Genevieve Roth with husband Jordan. Photo / Instagram
The Duke and Duchess of Sussex's new strategist has claimed all white people are "rife with internalised racism and unconscious bias."
Genevieve Roth said she realised she was "racist" after marrying her black husband.
"Race is an issue in our marriage because as a white woman of privilege, I have racist tendencies written in at a cellular level," she said.
The comment echoes an observation made by Prince Harry, who said his own upbringing and education meant he had been ignorant about the widespread nature of racism until he met his wife.
Genevieve Roth founded Invisible Hand, a "female-led, diverse team" based in New York that is now advising the couple's Archewell Foundation.
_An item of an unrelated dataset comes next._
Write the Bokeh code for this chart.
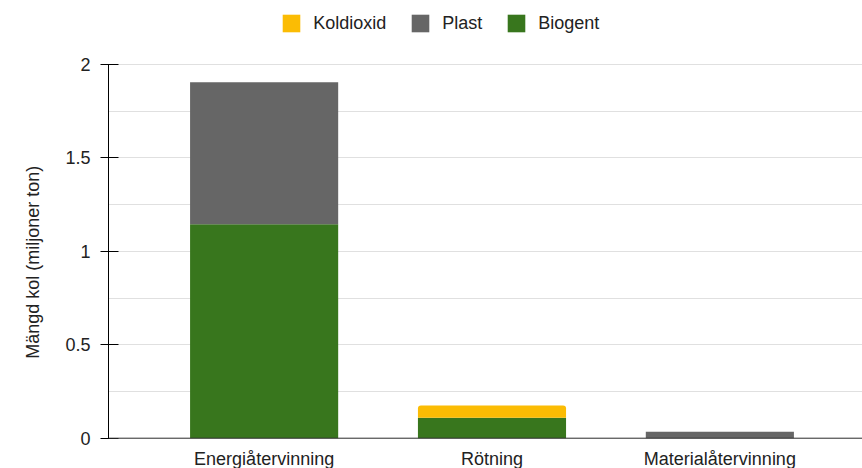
from bokeh.plotting import figure
from bokeh.models import (ColumnDataSource, SingleIntervalTicker, Legend,
                          LegendItem, Range1d, Span, Title)
from bokeh.core.properties import value
from bokeh.embed import file_html
from bokeh.resources import INLINE

# Carbon quantity per treatment route (million tonnes)
categories = ["Energiåtervinning", "Rötning", "Materialåtervinning"]
biogent = [1.145, 0.11, 0.0]
plast = [0.76, 0.0, 0.035]
koldioxid = [0.0, 0.065, 0.0]

FONT = "Liberation Sans"
TEXT = "#222222"
C_BIO = "#38761d"
C_PLAST = "#666666"
C_CO2 = "#fbbc04"

xs = list(range(len(categories)))
b0 = [0.0] * len(xs)
b1 = [b + p for b, p in zip(biogent, plast)]
b2 = [t + k for t, k in zip(b1, koldioxid)]

src = ColumnDataSource(dict(x=xs, bio_top=biogent, pl_bot=biogent, pl_top=b1,
                            co_bot=b1, co_top=b2, base=b0, name=categories))

p = figure(width=862, height=468, output_backend="svg", toolbar_location=None,
           x_range=Range1d(-0.683, 2.626), y_range=Range1d(-0.1622, 2.3425),
           min_border_left=108, min_border_right=0, min_border_top=0,
           min_border_bottom=0, x_axis_location=None)
p.outline_line_color = None
p.background_fill_color = "white"
p.border_fill_color = "white"

p.xgrid.grid_line_color = None
p.ygrid.grid_line_color = "#e0e0e0"
p.ygrid.minor_grid_line_color = "#e0e0e0"
p.ygrid.bounds = (0, 2)

W = 0.65
r_bio = p.vbar(x="x", bottom="base", top="bio_top", width=W, source=src,
               fill_color=C_BIO, line_color=None)
r_pl = p.vbar(x="x", bottom="pl_bot", top="pl_top", width=W, source=src,
              fill_color=C_PLAST, line_color=None)
r_co = p.vbar(x="x", bottom="co_bot", top="co_top", width=W, source=src,
              fill_color=C_CO2, line_color=None, border_radius=(3, 3, 0, 0))

# zero line and category names under each stack
p.add_layout(Span(location=0, dimension="width", line_color="#333333",
                  line_width=1))
p.text(x="x", y="base", text="name", source=src, y_offset=21,
       text_align="center", text_baseline="alphabetic",
       text_font=value(FONT), text_font_size="18px", text_color=TEXT)

p.yaxis.ticker = SingleIntervalTicker(interval=0.5, num_minor_ticks=2)
p.yaxis.bounds = (0, 2)
p.yaxis.major_label_overrides = {0: "0", 0.5: "0.5", 1: "1", 1.5: "1.5", 2: "2"}
p.yaxis.axis_line_color = "black"
p.yaxis.major_tick_line_color = "black"
p.yaxis.major_tick_in = 10
p.yaxis.major_tick_out = 8
p.yaxis.minor_tick_line_color = None
p.yaxis.major_label_standoff = 10
p.yaxis.major_label_text_font = FONT
p.yaxis.major_label_text_font_size = "18px"
p.yaxis.major_label_text_color = TEXT

# value-axis caption, placed along the 0..2 span of the axis
p.add_layout(Title(text="Mängd kol (miljoner ton)", align="left", offset=109.7,
                   vertical_align="middle", standoff=38, text_font=FONT,
                   text_font_size="18px", text_font_style="normal",
                   text_color=TEXT), "left")

# legend swatches: bar glyphs are drawn at 80% of the glyph box
legend = Legend(items=[LegendItem(label="Koldioxid", renderers=[r_co]),
                       LegendItem(label="Plast", renderers=[r_pl]),
                       LegendItem(label="Biogent", renderers=[r_bio])],
                orientation="horizontal", location=(172.15, 433.75),
                glyph_width=22, glyph_height=22, label_standoff=11,
                spacing=23, padding=0, margin=0, border_line_color=None,
                background_fill_alpha=0, label_text_font=FONT,
                label_text_font_size="18px", label_text_color=TEXT,
                label_height=22)
p.add_layout(legend, "center")

open("out.html", "w").write(file_html(p, INLINE))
She has written about how it was only when she married her husband, Jordan, that she realised the world treats her differently to him.
"As a white American woman, I have too often made the mistake of considering racial injustice as something happening to black people that I needed to empathise with and fight for, instead of understanding it as something that I myself was creating and responsible for," she told Australian social enterprise Primer.
Alaskan-born Roth wrote in Good Housekeeping last year: "It does not matter how many marches I have planned or how many progressive candidates I have campaigned for or how many times I have chanted Black Lives Matter in the streets: I am rife with internalised racism and unconscious bias.
"And to all of the non-black folks reading this, we need to get clear on something: So are you."
Similarly, Prince Harry told GQ magazine last year: "Unconscious bias… having the upbringing and the education that I had, I had no idea what it was. I had no idea it existed."
"Sad as it is to say, it took me many, many years to realise it [existed], especially then living a day or a week in my wife's shoes."
He said it would take "every single one of us" to instigate change.
Archewell's partnership with Roth, a former magazine journalist who worked on Hillary Clinton's 2016 presidential campaign, was announced this week as the foundation revealed a number of staff changes.
Catherine St Laurent, the Sussexes' chief of staff and executive director of Archewell, has "transitioned to an advisory role" 11 months after starting the job.
She has been replaced by James Holt, the couple's UK spokesman, while Ben Browning, the Oscar-nominated producer, will be the foundation's head of content.